With Congress debating cap-and-trade legislation to combat global warming, the issue of agriculture's carbon footprint was put before Gregoire.

"When we look at our costs and see this issue out there, we're worried about how it will add additional costs to our already additional costs," said Nelson.

Pointing out that the governor has often said that agriculture is part of the solution, Nelson said the industry, nevertheless, is very dependent on trucking and therefore petroleum.

"Everything we get depends on transportation," he said. "So this carbon footprint is going to be very expensive for us. We're not at all excited about it."

While Gregoire could understand his concerns, she made it clear that the state can't "sit back and do nothing."

"I will not stand by and let the U.S. Congress finally wake up on this issue and deliver to us how it should be done," she said. "I'd rather have us decide our own destiny."
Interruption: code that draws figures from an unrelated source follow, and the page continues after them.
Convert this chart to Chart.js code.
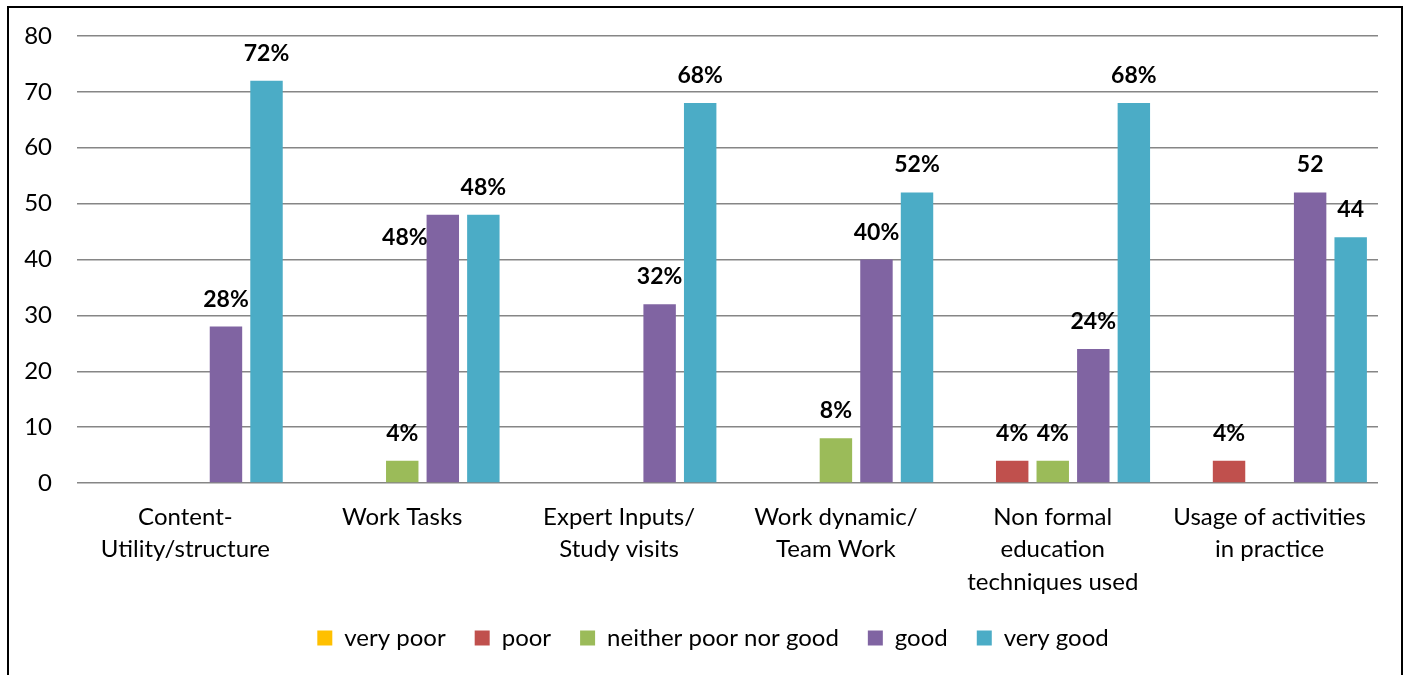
<!DOCTYPE html>
<html>
<head>
<meta charset="utf-8">
<title>Evaluation chart</title>
<script src="https://cdn.jsdelivr.net/npm/chart.js@4.4.1/dist/chart.umd.min.js"></script>
<style>
  html, body { margin: 0; padding: 0; background: #fff; }
  #wrap { position: relative; width: 1413px; height: 675px; overflow: hidden; }
  #frame { position: absolute; left: 7px; top: 6px; width: 1396px; height: 700px; border: 2px solid #000; box-sizing: border-box; }
  canvas { position: absolute; left: 0; top: 0; }
</style>
</head>
<body>
<div id="wrap">
  <div id="frame"></div>
  <canvas id="chart" width="1413" height="675"></canvas>
</div>
<script>
  // categories
  var categories = [
    ['Content-', 'Utility/structure'],
    'Work Tasks',
    ['Expert Inputs/', 'Study visits'],
    ['Work dynamic/', 'Team Work'],
    ['Non formal', 'education', 'techniques used'],
    ['Usage of activities', 'in practice']
  ];

  var seriesNames = ['very poor', 'poor', 'neither poor nor good', 'good', 'very good'];

  // series values
  var veryPoor = [0, 0, 0, 0, 0, 0];
  var poor = [0, 0, 0, 0, 4, 4];
  var neither = [0, 4, 0, 8, 4, 0];
  var good = [28, 48, 32, 40, 24, 52];
  var veryGood = [72, 48, 68, 52, 68, 44];

  // data label texts (blank where no label is shown)
  var veryPoorLabels = ['', '', '', '', '', ''];
  var poorLabels = ['', '', '', '', '4%', '4%'];
  var neitherLabels = ['', '4%', '', '8%', '4%', ''];
  var goodLabels = ['28%', '48%', '32%', '40%', '24%', '52'];
  var veryGoodLabels = ['72%', '48%', '68%', '52%', '68%', '44'];

  // y axis ticks
  var yTicks = [0, 10, 20, 30, 40, 50, 60, 70, 80];

  var colors = ['#FFC000', '#C0504D', '#9BBB59', '#8064A2', '#4BACC6'];
  var seriesValues = [veryPoor, poor, neither, good, veryGood];
  var seriesLabels = [veryPoorLabels, poorLabels, neitherLabels, goodLabels, veryGoodLabels];

  var FONT = 'Lato, "Open Sans", sans-serif';

  // label that sits to the left of its bar instead of above it
  var sideLabel = { dataset: 3, index: 1 };

  var dataLabelPlugin = {
    id: 'dataLabels',
    afterDatasetsDraw: function (chart) {
      var ctx = chart.ctx;
      ctx.save();
      ctx.font = 'bold 23px ' + FONT;
      ctx.fillStyle = '#000';
      ctx.textBaseline = 'alphabetic';
      chart.data.datasets.forEach(function (ds, di) {
        var meta = chart.getDatasetMeta(di);
        meta.data.forEach(function (bar, i) {
          var text = seriesLabels[di][i];
          if (!text) return;
          if (di === sideLabel.dataset && i === sideLabel.index) {
            ctx.textAlign = 'right';
            ctx.fillText(text, bar.x - bar.width / 2 + 1, bar.y + 30);
          } else {
            ctx.textAlign = 'center';
            ctx.fillText(text, bar.x, bar.y - 20);
          }
        });
      });
      ctx.restore();
    }
  };

  // the legend is centred a little to the right of the canvas middle
  var legendShift = {
    id: 'legendShift',
    afterLayout: function (chart) {
      if (chart.legend) chart.legend.left += 48;
    }
  };

  var datasets = seriesNames.map(function (name, i) {
    return {
      label: name,
      data: seriesValues[i],
      backgroundColor: colors[i],
      borderWidth: 0,
      categoryPercentage: 0.935,
      barPercentage: 0.8
    };
  });

  new Chart(document.getElementById('chart'), {
    type: 'bar',
    data: { labels: categories, datasets: datasets },
    plugins: [dataLabelPlugin, legendShift],
    options: {
      responsive: false,
      animation: false,
      layout: { padding: { top: 36, right: 35, bottom: 15, left: 0 } },
      scales: {
        y: {
          min: 0,
          max: 80,
          afterBuildTicks: function (scale) {
            scale.ticks = yTicks.map(function (v) { return { value: v }; });
          },
          afterFit: function (scale) {
            scale.width = 77;
            scale.paddingTop = 0;
            scale.paddingBottom = 0;
          },
          grid: { color: '#868686', lineWidth: 1.5, drawTicks: false },
          border: { display: false },
          ticks: { color: '#000', padding: 25, font: { family: FONT, size: 24 } }
        },
        x: {
          grid: { display: false },
          border: { display: false },
          afterFit: function (scale) { scale.height = 114; },
          ticks: {
            color: '#000',
            padding: 10,
            maxRotation: 0,
            autoSkip: false,
            font: { family: FONT, size: 24, lineHeight: 1.35 }
          }
        }
      },
      plugins: {
        legend: {
          position: 'bottom',
          labels: {
            color: '#000',
            boxWidth: 15,
            boxHeight: 15,
            padding: 29,
            font: { family: FONT, size: 24 }
          }
        },
        tooltip: { enabled: false }
      }
    }
  });
</script>
</body>
</html>
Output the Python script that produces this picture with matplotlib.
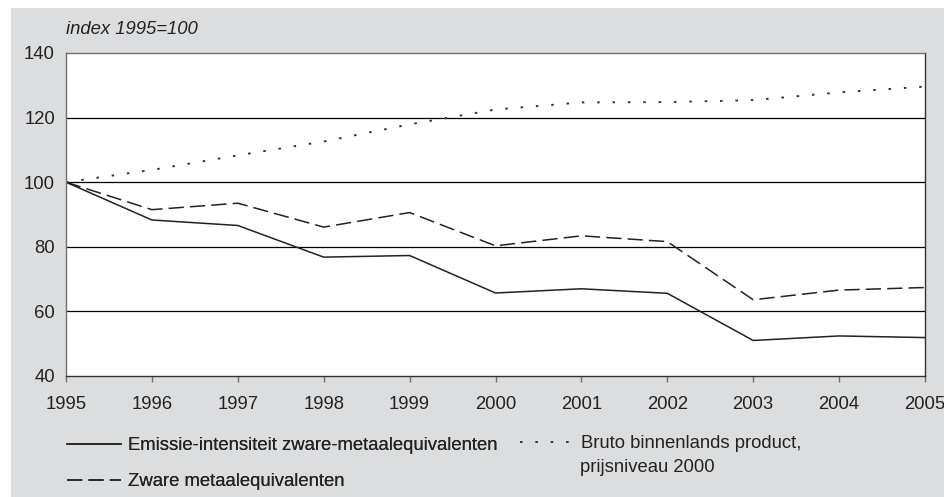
import numpy as np
import matplotlib
matplotlib.use('Agg')
import matplotlib.pyplot as plt
from matplotlib.patches import Rectangle

plt.rcParams['font.family'] = ['Liberation Sans', 'DejaVu Sans']

# data, index 1995=100
years = [1995, 1996, 1997, 1998, 1999, 2000, 2001, 2002, 2003, 2004, 2005]
emissie_intensiteit = [100, 88.3, 86.6, 76.8, 77.3, 65.7, 67.0, 65.6, 51.0, 52.4, 51.9]
zware_metalen = [100, 91.5, 93.5, 86.1, 90.6, 80.3, 83.4, 81.6, 63.6, 66.6, 67.4]
bbp = [100, 103.8, 108.3, 112.6, 117.9, 122.5, 124.7, 124.8, 125.4, 127.8, 129.6]

labels = ['Emissie-intensiteit zware-metaalequivalenten',
          'Zware metaalequivalenten',
          'Bruto binnenlands product,', 'prijsniveau 2000']
yticks = [40, 60, 80, 100, 120, 140]

bg = '#dcdddf'
ink = '#222222'
fs = 13.3

fig = plt.figure(figsize=(9.45, 4.97), dpi=100)
fig.patch.set_facecolor('white')
# grey panel behind the chart
fig.patches.append(Rectangle((11 / 945, 0), 1 - 11 / 945, 1 - 8 / 497,
                             transform=fig.transFigure, facecolor=bg,
                             edgecolor='none', zorder=-10))

ax = fig.add_axes([66 / 945, 1 - 376 / 497, (925 - 66) / 945, (376 - 53) / 497])
ax.set_facecolor('white')

l1, = ax.plot(years, emissie_intensiteit, color=ink, lw=1.1, solid_joinstyle='miter')
l2, = ax.plot(years, zware_metalen, color=ink, lw=1.1, dashes=(10, 4))
l3, = ax.plot(years, bbp, color='#333333', lw=1.4, dashes=(1.3, 6.6))

ax.set_xlim(1995, 2005)
ax.set_ylim(40, 140)
ax.set_xticks(years)
ax.set_yticks(yticks)

for v in [60, 80, 100, 120]:
    ax.axhline(v, color='black', lw=0.9, zorder=1)

for side in ['left', 'top']:
    ax.spines[side].set_color('#707070')
    ax.spines[side].set_linewidth(1.0)
for side in ['right', 'bottom']:
    ax.spines[side].set_color('#333333')
    ax.spines[side].set_linewidth(1.0)

ax.tick_params(axis='x', direction='out', length=4.5, width=1, color='#707070',
               pad=10, labelsize=fs, labelcolor=ink)
ax.tick_params(axis='y', length=0, pad=8, labelsize=fs, labelcolor=ink)

fig.text(66 / 945, 1 - 30 / 497, 'index 1995=100', style='italic', fontsize=fs,
         color=ink, ha='left', va='center')

leg1 = fig.legend(handles=[l1, l2], labels=labels[:2], loc='upper left',
                  bbox_to_anchor=(67 / 945, 1 - 437 / 497), frameon=False,
                  borderaxespad=0, borderpad=0, fontsize=fs, handlelength=2.9,
                  handletextpad=0.4, labelspacing=1.05, labelcolor=ink)
leg2 = fig.legend(handles=[l3], labels=labels[2:3], loc='upper left',
                  bbox_to_anchor=(520 / 945, 1 - 435 / 497), frameon=False,
                  borderaxespad=0, borderpad=0, fontsize=fs, handlelength=2.75,
                  handletextpad=0.55, labelcolor=ink)
fig.add_artist(leg1)
fig.text(580 / 945, 1 - 468 / 497, labels[3], fontsize=fs, color=ink,
         ha='left', va='center')

fig.savefig('out.png', dpi=100, facecolor=fig.get_facecolor())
But when she proposed rail as an alternative to trucking, pointing out that the high cost of fuel is threatening farms in Eastern Washington that truck their goods to the ports, several farmers shared some realities with her.

Compared to trucking, rail offers no accountability at the other end as to the quality of the product or the time the product will arrive, they said.

Sakuma said it's a bigger challenge than can be tackled on the state level - that it needs to be solved on the national level.

"When we get to the end," he said, referring to the final destination and the quality of the products shipped and the timing involved, "it's got to be right."

Gregoire, meanwhile, had some of her own ideas about supporting local farmers. As her black hybrid Chevy Tahoe was being prepared to leave, she asked Sakuma a question:

Would his farm's raspberries be ripe in time for her daughter's wedding in August?